North Korea has criticized the ongoing U.S.-South Korea joint military drills as a "dangerous military provocation," and warned these two countries that they will face a "merciless retaliation and unsparing punishment." These frightening remarks are made typically by Pyongyang.

These comments can be taken just as intimidation, but should not be overlooked as North Korea has been threatening for quite a while now to launch missiles toward areas around Guam.

However, North Korea is the one that has been heightening tensions. U.S.-South Korea joint military drills are conducted regularly and are nothing but a simulation of the command function within U.S. and South Korean forces on the assumption of nuclear and missile attacks by North Korea.

Moreover, only about 17,500 U.S. servicemen are participating in the ongoing exercise, a decrease from 25,000 last year.

Washington says the decrease in the scale of U.S. troops participating in the drills has no particular implication, but could be interpreted as a way to avoid provoking North Korea further as China and Russia are wary of the joint drills.

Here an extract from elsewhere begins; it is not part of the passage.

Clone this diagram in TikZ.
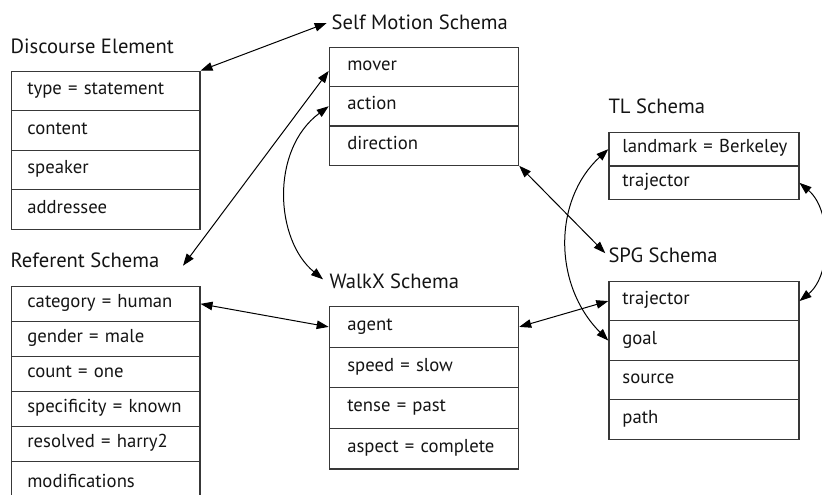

Even though the drills include Operation Plan 5015, which is based on the assumption of attacking the nerve center of the North Korean regime, Pyongyang's statement is undoubtedly an overreaction.

North Korea should be aware that its threat to launch missiles that would fly over Japan toward Guam is totally irrational and contrary to the common sense of the international community.

Regardless of North Korea's true intentions, there is no guarantee that any missiles launched by Pyongyang will not cause damage directly to Guam. The possibility cannot be ruled out, either, that North Korean missiles or their fragments will drop into Japan's territory including its territorial waters.

Generally, such a situation could be regarded as an armed attack and subject to counterattacks.

If North Korea really wants to have dialogue with the United States, Pyongyang should first and foremost stop threatening to launch missiles toward Guam. If North Korea uses military threats, it will only stir pro-war sentiment among U.S. citizens and thereby be counterproductive.

The North Korean regime should be aware that its brinkmanship strategy has reached its limit.

Steve Bannon and other top aides to U.S. President Donald Trump have left the government one after another, and some key posts in the State Department and Defense Department remain vacant.

Concerns remain about the U.S. government's failure to work out a sufficient strategy toward the North Korean issue as well as its capabilities at the working-level. This is obviously the reality that the United States faces. Under such circumstances, the United States should strengthen its alliance with Japan, South Korea, China and Russia and pursue direct and indirect dialogue with North Korea.